As Jean worked on new material with Clyde, her producer was sorting out a new label for her to appear on, following the demise of Juggy Murray’s labels late in 1966. He signed a deal with Nate McCalla’s Calla Records. Her first single on the label was the self-written “After Loving You” (track three here) a storming club soul cut with a relentless beat. It was coupled with “Puttin’ The Best On The Outside,” offered here too, which sounded as if it could have been written several years earlier. It was a successful start to her time at the label charting at number 31 in Billboard’s R&B chart.
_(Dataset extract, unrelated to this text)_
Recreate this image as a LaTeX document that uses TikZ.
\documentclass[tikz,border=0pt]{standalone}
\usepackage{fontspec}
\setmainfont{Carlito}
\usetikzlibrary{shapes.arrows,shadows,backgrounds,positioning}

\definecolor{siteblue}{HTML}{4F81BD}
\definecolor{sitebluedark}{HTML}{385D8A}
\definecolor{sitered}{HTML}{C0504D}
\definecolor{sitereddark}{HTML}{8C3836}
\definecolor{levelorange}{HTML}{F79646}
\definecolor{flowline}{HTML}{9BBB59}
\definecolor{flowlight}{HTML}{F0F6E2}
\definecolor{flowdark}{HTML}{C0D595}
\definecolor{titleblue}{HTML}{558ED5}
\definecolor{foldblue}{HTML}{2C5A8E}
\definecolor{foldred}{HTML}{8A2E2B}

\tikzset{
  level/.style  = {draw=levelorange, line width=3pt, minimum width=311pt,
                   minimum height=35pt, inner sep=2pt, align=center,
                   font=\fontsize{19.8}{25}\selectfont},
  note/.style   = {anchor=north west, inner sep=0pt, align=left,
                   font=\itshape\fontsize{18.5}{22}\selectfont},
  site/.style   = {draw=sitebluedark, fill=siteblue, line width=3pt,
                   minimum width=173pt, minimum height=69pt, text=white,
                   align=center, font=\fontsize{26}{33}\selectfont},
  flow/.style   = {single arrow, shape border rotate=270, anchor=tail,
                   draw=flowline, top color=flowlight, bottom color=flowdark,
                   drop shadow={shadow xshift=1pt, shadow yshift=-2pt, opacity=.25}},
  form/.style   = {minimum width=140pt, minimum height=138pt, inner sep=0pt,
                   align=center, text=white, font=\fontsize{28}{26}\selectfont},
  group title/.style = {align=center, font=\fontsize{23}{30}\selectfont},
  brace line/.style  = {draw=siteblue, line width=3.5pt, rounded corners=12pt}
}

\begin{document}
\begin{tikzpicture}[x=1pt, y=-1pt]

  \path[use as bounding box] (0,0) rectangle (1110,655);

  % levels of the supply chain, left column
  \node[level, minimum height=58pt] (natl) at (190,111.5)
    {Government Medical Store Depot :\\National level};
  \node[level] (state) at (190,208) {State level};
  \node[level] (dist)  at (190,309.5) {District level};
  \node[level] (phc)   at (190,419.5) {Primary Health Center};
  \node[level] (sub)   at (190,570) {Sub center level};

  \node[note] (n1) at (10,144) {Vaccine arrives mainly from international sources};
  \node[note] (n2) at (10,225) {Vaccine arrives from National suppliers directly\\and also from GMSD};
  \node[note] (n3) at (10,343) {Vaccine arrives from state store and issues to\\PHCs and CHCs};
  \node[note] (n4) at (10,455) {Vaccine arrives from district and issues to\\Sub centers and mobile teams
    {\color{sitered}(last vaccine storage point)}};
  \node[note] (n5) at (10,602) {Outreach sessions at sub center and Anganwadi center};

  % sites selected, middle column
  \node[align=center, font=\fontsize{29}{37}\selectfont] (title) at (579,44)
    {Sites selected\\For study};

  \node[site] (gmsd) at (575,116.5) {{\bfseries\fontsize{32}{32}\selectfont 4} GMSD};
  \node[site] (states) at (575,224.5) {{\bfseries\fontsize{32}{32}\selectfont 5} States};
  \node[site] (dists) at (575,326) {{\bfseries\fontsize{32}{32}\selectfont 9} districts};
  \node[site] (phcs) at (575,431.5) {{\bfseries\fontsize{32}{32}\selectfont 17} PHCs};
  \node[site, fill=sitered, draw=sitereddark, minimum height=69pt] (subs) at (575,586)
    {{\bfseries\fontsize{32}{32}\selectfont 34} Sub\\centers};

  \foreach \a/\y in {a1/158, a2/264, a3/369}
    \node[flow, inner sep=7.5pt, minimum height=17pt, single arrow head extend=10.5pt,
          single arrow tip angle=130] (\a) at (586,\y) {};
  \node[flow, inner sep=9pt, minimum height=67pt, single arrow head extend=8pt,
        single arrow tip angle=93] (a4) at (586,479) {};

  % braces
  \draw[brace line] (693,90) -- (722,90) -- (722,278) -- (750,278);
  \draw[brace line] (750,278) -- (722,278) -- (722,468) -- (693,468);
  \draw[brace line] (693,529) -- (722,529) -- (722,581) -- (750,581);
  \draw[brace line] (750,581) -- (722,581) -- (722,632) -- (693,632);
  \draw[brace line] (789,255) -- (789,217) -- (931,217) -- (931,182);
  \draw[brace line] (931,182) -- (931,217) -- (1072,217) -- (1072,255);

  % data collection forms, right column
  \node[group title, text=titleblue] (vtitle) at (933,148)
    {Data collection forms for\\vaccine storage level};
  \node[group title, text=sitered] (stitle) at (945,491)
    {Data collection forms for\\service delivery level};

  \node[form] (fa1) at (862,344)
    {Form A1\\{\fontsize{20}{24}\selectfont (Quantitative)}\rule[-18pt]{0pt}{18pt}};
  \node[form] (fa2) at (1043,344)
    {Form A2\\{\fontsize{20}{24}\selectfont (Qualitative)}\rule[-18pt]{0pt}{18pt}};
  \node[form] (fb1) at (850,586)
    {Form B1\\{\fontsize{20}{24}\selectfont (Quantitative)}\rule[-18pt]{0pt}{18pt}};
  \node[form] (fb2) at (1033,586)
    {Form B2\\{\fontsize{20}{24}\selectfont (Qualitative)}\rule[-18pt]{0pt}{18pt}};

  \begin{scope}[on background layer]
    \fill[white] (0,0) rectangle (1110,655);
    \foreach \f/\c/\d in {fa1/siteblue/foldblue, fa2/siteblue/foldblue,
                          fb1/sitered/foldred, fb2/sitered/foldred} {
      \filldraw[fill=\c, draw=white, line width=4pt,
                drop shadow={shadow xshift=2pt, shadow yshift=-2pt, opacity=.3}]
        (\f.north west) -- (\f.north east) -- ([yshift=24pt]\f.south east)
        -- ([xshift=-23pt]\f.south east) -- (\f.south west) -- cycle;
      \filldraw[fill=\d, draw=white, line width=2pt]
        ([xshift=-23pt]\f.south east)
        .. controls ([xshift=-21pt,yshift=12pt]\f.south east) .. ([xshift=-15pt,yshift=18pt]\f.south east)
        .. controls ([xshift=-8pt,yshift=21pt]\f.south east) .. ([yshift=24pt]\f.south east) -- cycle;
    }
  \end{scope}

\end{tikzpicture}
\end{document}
The follow up “I Feel Good” found on this CD at track 12, was another dancer that peaked at number 33. It was the next release that was the big one and “Have A Little Mercy” burst out of the speakers over the Christmas period of 1967, heading to a peak of number 25. On the flip was a glorious northern soul style dancer “With My Love And What You’ve Got (We Could Turn This World Around,)” complete with a vibes-filled rhythm section, selected here.

Otis took the logical step of following “Mercy” with another deep soul ballad; his own “Sit Down and Cry.” Once more, Jean reaches far inside herself and drags every ounce of emotion from the song in a jaw-dropping performance. It was perhaps a little too intense to be popular, and the single became her first on Calla not to make the R&B charts. She returned to the charts with her very next single, though it would be for the last time. This time the lead number “Try Me & See” was firmly up-tempo, written to sound like Aretha Franklin’s then current hits such as “Respect” or Don Covay penned “See Saw”. It reached number 45 backed with “Best Thing For You Baby,”- that B-side not featured on this album.
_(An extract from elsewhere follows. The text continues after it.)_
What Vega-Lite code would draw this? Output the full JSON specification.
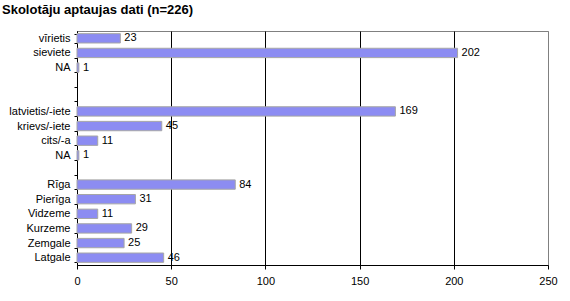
{
  "$schema": "https://vega.github.io/schema/vega-lite/v6.json",
  "autosize": {"type": "none"},
  "width": 471,
  "height": 234,
  "padding": {"left": 77, "top": 31, "right": 22, "bottom": 36},
  "background": "white",
  "title": {
    "text": "Skolotāju aptaujas dati (n=226)",
    "anchor": "start",
    "frame": "group",
    "dx": -75,
    "offset": 8,
    "font": "Liberation Sans",
    "fontSize": 13,
    "fontWeight": "bold",
    "color": "black"
  },
  "data": {
    "values": [
      {"category": "vīrietis", "count": 23},
      {"category": "sieviete", "count": 202},
      {"category": "NA", "count": 1},
      {"category": "latvietis/-iete", "count": 169},
      {"category": "krievs/-iete", "count": 45},
      {"category": "cits/-a", "count": 11},
      {"category": "NA ", "count": 1},
      {"category": "Rīga", "count": 84},
      {"category": "Pierīga", "count": 31},
      {"category": "Vidzeme", "count": 11},
      {"category": "Kurzeme", "count": 29},
      {"category": "Zemgale", "count": 25},
      {"category": "Latgale", "count": 46}
    ]
  },
  "encoding": {
    "y": {
      "field": "category",
      "type": "nominal",
      "scale": {
        "domain": ["vīrietis", "sieviete", "NA", " ", "  ", "latvietis/-iete", "krievs/-iete", "cits/-a", "NA ", "   ", "Rīga", "Pierīga", "Vidzeme", "Kurzeme", "Zemgale", "Latgale"],
        "paddingInner": 0.36,
        "paddingOuter": 0.18
      },
      "axis": {
        "title": null,
        "domainColor": "black",
        "tickColor": "black",
        "tickSize": 3,
        "tickBand": "extent",
        "labelFont": "Liberation Sans",
        "labelFontSize": 11,
        "labelColor": "black",
        "labelPadding": 4,
        "grid": false
      }
    },
    "x": {
      "field": "count",
      "type": "quantitative",
      "scale": {"domain": [0, 250], "nice": false},
      "axis": {
        "title": null,
        "values": [0, 50, 100, 150, 200, 250],
        "labelFlush": false,
        "domainColor": "black",
        "tickColor": "black",
        "tickSize": 4,
        "labelFont": "Liberation Sans",
        "labelFontSize": 11,
        "labelColor": "black",
        "labelPadding": 6,
        "grid": true,
        "gridColor": {"condition": {"test": "datum.value == 250", "value": "#808080"}, "value": "black"},
        "gridOpacity": 1,
        "gridWidth": 1
      }
    }
  },
  "layer": [
    {
      "mark": {"type": "bar", "color": "#8c8cf2", "stroke": "#a6a6a6", "strokeWidth": 1}
    },
    {
      "mark": {"type": "text", "align": "left", "baseline": "middle", "dx": 4, "font": "Liberation Sans", "fontSize": 11, "color": "black"},
      "encoding": {"text": {"field": "count", "type": "quantitative"}}
    }
  ],
  "config": {
    "view": {"stroke": "#808080", "strokeWidth": 1}
  }
}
At this time Calla also tried to capitalise on her success by releasing the album “World, Here Comes Jean Wells,” in 1968, but it sank without a trace and is now a sought after collectors item. Jean released three more singles on Calla, each one either trying to replicate the success of her previous work or the then current sounds in the pop charts. The best of these was her December 1968 “What Have I Got To Lose,” a swaying soul dancer written by Jean, and which in recent years has seen action in the rare soul clubs, here at track 18. BBE have used this as the first single from the album.
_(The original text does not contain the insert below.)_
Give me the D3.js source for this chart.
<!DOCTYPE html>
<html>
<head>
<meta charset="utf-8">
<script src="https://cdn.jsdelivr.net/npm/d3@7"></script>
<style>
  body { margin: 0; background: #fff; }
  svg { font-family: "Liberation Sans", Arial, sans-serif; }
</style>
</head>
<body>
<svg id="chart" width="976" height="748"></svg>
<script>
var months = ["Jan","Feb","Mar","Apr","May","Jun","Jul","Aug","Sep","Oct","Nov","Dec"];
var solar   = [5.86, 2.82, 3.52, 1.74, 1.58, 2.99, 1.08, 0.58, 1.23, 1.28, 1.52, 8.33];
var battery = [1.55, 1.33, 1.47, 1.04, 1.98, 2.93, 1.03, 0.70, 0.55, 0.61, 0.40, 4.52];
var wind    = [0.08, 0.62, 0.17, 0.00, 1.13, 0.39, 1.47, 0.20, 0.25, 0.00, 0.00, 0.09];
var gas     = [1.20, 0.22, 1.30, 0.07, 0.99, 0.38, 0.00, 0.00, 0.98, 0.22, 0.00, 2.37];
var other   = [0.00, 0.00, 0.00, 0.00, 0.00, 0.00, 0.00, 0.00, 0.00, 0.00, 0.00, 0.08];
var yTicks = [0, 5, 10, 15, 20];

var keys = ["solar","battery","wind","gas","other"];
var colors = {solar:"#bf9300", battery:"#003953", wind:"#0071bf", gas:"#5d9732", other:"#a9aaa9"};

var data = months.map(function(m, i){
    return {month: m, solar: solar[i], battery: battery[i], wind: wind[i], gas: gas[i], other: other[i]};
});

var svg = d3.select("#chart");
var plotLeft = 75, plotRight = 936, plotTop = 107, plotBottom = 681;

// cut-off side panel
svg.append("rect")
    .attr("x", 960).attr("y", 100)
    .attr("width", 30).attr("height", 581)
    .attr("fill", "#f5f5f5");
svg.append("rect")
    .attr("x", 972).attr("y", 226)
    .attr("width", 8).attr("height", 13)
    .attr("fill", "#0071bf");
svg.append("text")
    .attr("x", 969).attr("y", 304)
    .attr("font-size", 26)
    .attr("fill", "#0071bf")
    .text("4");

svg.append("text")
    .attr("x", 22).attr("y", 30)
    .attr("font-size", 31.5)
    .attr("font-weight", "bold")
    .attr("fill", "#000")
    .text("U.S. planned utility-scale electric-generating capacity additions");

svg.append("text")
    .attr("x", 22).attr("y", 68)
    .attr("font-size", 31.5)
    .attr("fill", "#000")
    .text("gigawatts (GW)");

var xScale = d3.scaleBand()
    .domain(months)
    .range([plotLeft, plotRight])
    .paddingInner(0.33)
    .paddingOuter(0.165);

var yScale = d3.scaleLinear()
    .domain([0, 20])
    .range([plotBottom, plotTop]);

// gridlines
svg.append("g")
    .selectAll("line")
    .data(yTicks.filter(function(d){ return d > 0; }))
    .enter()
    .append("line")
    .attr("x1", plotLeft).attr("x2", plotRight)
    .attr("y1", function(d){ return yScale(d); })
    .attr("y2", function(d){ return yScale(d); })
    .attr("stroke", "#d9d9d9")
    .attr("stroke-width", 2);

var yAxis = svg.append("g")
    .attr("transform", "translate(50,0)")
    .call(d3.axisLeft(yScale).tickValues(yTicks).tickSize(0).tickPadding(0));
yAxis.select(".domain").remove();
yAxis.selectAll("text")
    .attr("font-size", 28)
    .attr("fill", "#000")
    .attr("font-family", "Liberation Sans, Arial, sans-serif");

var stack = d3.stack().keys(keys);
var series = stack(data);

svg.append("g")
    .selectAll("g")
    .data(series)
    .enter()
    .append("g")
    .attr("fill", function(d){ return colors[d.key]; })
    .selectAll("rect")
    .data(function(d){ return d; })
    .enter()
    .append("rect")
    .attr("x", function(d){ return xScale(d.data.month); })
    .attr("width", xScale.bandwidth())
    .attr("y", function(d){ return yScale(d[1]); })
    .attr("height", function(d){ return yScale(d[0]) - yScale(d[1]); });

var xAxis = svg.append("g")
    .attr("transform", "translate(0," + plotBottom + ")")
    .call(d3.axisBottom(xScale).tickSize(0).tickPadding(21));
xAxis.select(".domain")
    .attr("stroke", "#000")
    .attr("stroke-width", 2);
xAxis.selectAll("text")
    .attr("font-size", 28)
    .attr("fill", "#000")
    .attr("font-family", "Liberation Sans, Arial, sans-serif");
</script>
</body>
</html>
Despite Calla losing interest after the 1969 single “Our Sweet Love Turned Bitter,” and B-side “Keep Your Mouth Shut (and Your Eyes Open,” both here, Clyde Otis kept the faith, and Jean’s next single appeared on the Philadelphia independent Volare recycling “Keep Your Mouth Shut,” with the slow funk of: “I Couldn’t Love You More Than I Do Now,” which makes an appearance on the Bbe album. Jerry ‘Swamp Dogg’ Williams Canyon label was where her next single turned up. This was the stridently funky “He Ain’t Doing Bad” and the wah wah laden “Somebody’s Been Loving You (But It Ain’t Been Me.)” These two tracks were recorded in Philadelphia by Earl Young, Norman Harris and Ron Baker. In fine form on this as a re-mastered versions. The trio would become the basis of the 1970s Philadelphia Sound and were on hundreds of classic disco and soul recording, as well as being behind legendary disco group the Trammps. Clyde Otis employed them for what was supposedly lined up to be an album project on Jean, but only five tracks were cut.

As well as the two that appeared on the single, there is the atmospheric “Roll Up Your Sleeves, Come Out Lovin,” on track 17 here, which features a very advanced for the time, synthesiser led backing track, and “Take Time To Make Time For Me.” “Keep On Doing It,” a funk vibe with a Philly swing to the rhythm section. It appeared briefly as a single on Law-Ton in 1972. These were to be the final recordings that Jean made in this part of her career. She made two slight returns to secular music. In 1979 she made the disco/ boogie single “I Just Can’t Stop Dancing” for the Philadelphia based TEC label. Two years later she was back again, still in the city that she called home, for the disco album “Number One” for Sunshine Recordings.

Jean Wells, "Soul On Soul" is ESSENTIAL music, and a must-have for soul fans and those of us who adore unearthing rare grooves and being able to play them to death, without affecting the value of an expensive vinyl find. Don’t ya just love those Bbe peeps?